I’ve found an example online of someone doing the reverse: connecting the TX to the diode’s cathode (VCC + resistor on the anode) and doing sort of the opposite on the transistor side as well (RX pulled up to VCC via resistor to collector and GND on emitter). As I understand it, this basically inverts the high/low states based on the input levels, but that didn’t quite work for me.
Any tips are welcome.
What resistor is recommended to use with this? In the example schematic there is a 50ohm resistor but is that enough when I use the V5 and digital out from the arduino?
Will this work with a 3.3V uC (MSP430) output? What are the voltage min/max voltage levels on the inputs? What about current requirements? Any help is appreciated.
I tested this out with an 3.3V Arduino Pro Mini, and was able to transmit at up to 57600 baud without problems. As bbotany expected, 115200 didn’t work.
This works way better than the opto-isolator breakout for transmitting serially. That only worked up to 14400.

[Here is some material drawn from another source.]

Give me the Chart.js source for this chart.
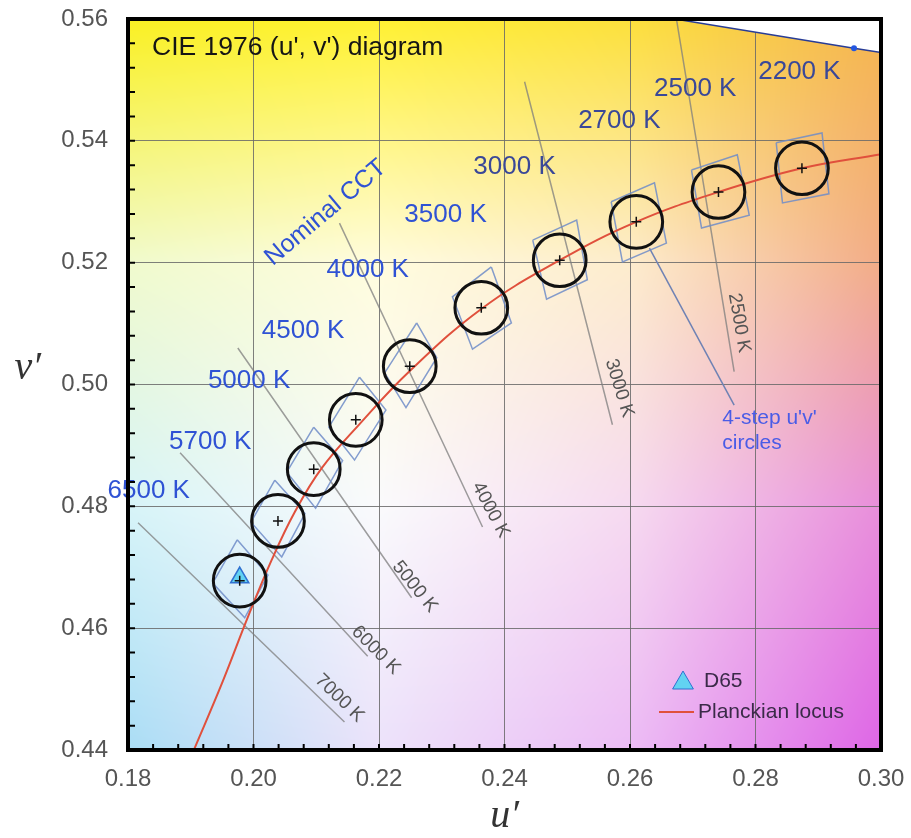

i havent tried this at speeds over 9600 baud to back up bbotany’s claims of 100kHz, but i got it to successfully send data over rs485 (with sparkfun’s BOB –> http://www.sparkfun.com/products/10124) from a netduino+ to a RS485-USB converter on my laptop and into hyperterminal.
For anyone else considering this for isolated interfacing to serial comms of not yet determined levels, it appears that this can handle up to about 100kHz switching, so it can’t really be counted on for 115200 serial communication, but probably OK at 57600 and lower.
While the datasheet is correct, the example schemo for this product is not - it shows the darlington output of the single-channel SFE part #COM-00314.
The business end of this device is a single PNP phototransistor. It also does not have the reverse bypass diode of the single channel device.